While plant owners must still clear capacity auctions, the opportunity to secure revenue years in advance gives generators added incentive to build new plants, supporters of capacity markets say. But others call the model wasteful, since the grid operator pays out the capacity costs for load events may not materialize years down the line. 

Van Welie said that over the long term, the energy-only and capacity market constructs would end up delivering similar cost results to consumers. “Economists would argue that if you have two perfectly comparable markets, you'll end up in approximately the same place in terms of what you spent,” he said.

But capacity markets remain vulnerable to price depression as a result of out-of-market subsidies, van Welie cautioned.

“If these resources also enter as price takers without any checks and balances into the capacity market, you can actually end up compromising the ability of the capacity market to balance the revenues,” he said.

That issue could soon come to a head in ISO-NE with respect to Massachusetts’ hydro purchase mandate. If those special PPAs are allowed to enter the capacity market, “you will end up with a price depression,” van Welie said.

ISO-NE has a minimum offer price rule to guard against artificially low prices in the capacity market, so that will likely “hold the hydro contract out.”

"The MOPR will screen out subsidized capacity offers, ultimately resulting in surplus capacity, and consumers will end up paying for extra resources, which is an inefficient outcome," van Welie said.

Other around-market moves, such as state nuclear supports, could suppress capacity market revenues for unsubsidized plants if the subsidized resources play in the market. Those concerns have sparked challenges to nuclear subsidy programs and proposals in New York, Illinois, Connecticut, New Jersey, Ohio and Pennsylvania.

Van Welie said they point to a bigger issue — how to reconcile environmental goals that demand more renewable energy additions with the need to preserve market incentives for new generation.

“The big discussion is, how do you solve that problem? These two objectives are in tension with each other.”

Solutions on the horizon

The question of reconciling renewable energy policies and electricity market functioning is not one solely for progressive states. Texas also dipped its toes into the around-market pool in 2005, when the state financed the build-out of the competitive renewable energy zone (CREZ) transmission lines.

“That certainly created increased incentive for additional wind all over the place,” ERCOT’s Magness said, “so we spend a whole lot of time figuring out what are the issues that arise technically and operationally from that phenomenon.”
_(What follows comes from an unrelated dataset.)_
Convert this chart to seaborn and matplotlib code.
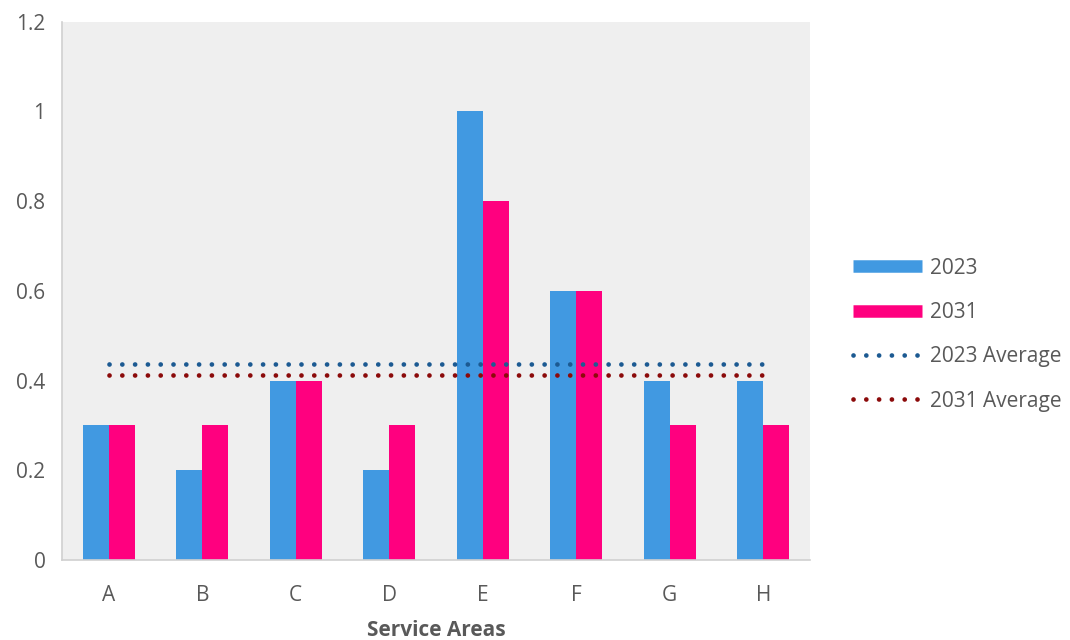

The spread of both these pro-renewable policies and out-of-market nuclear supports has captured the attention of the federal government. The Federal Energy Regulatory Commission next month will hold a two-day technical conference on around-market subsidies, aiming to devise solutions that preserve price formation while allowing states to meet their individual energy and climate goals. And the Department of Energy last week kicked off a review of whether federal energy subsidies are leading to the early retirement of baseload generation.

Van Welie said he and the ISO-NE staff have devised a capacity market fix they believe will go a long way to aligning environmental goals and electricity market operations, but he would not divulge any details ahead of the organized market's technical conference on May 1.
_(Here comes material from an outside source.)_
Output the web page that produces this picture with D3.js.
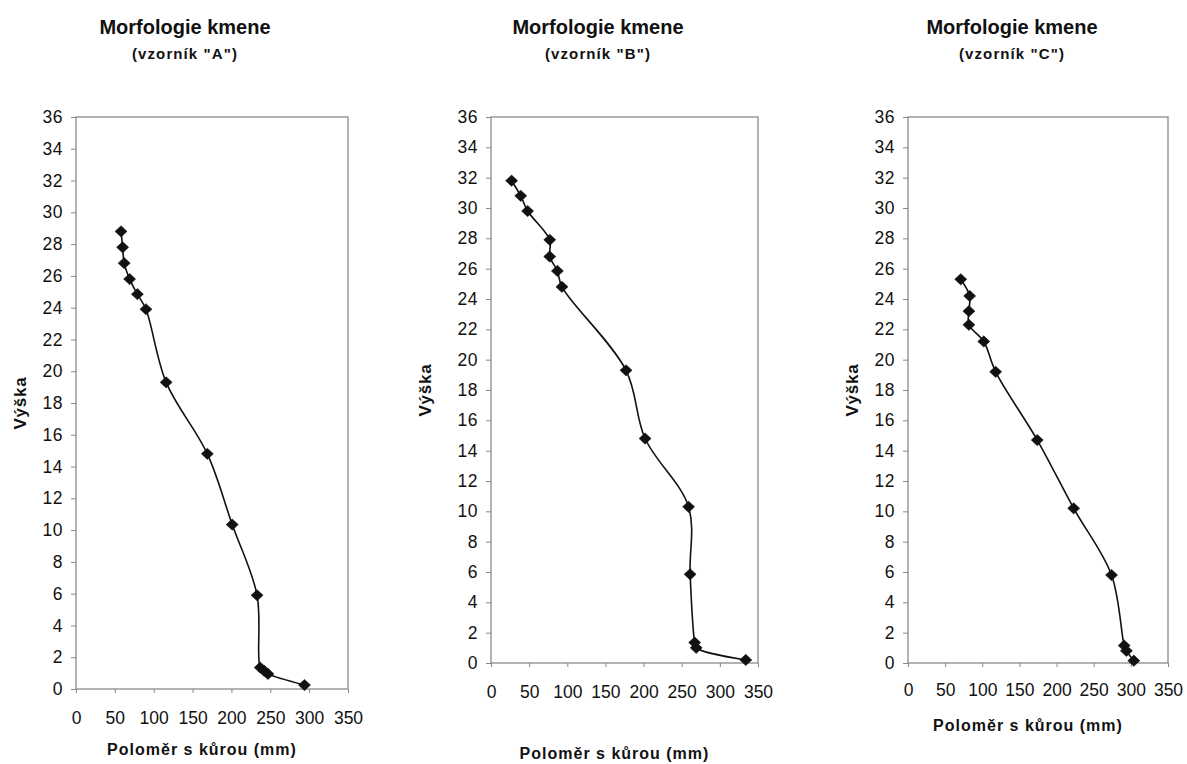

“We're working on a solution where we're quite optimistic we've got something that will work,” he said.


“It’s like my predecessor always used to say during the capacity market debate: ‘We can operate reliably either way.’ I still feel that way."

Bill Magness

CEO at ERCOT


ERCOT is the sole grid operator to not fall under FERC jurisdiction, but Magness said Texas stakeholders will be watching the conference and other markets for solutions, as they share many of the same problems.

“There are concerns with prices at the levels that they are in ERCOT and other places,” he said. “Are you creating sustainable incentives for people to continue to get the grid what it needs to operate? No matter how you slice it, it’s a challenge.”

In Texas, Magness said the debate about capacity markets is unlikely to resurface — it’s simply been hashed out ad nauseam already. But regardless of market structure, he still expects the nation’s grid operators to be able to preserve reliability for consumers.

“It’s like my predecessor always used to say during the capacity market debate: ‘We can operate reliably either way.’ I still feel that way,” he said.

This post has been updated to clarify a quote from Gordon van Welie regarding the minimum offer price rule (MOPR).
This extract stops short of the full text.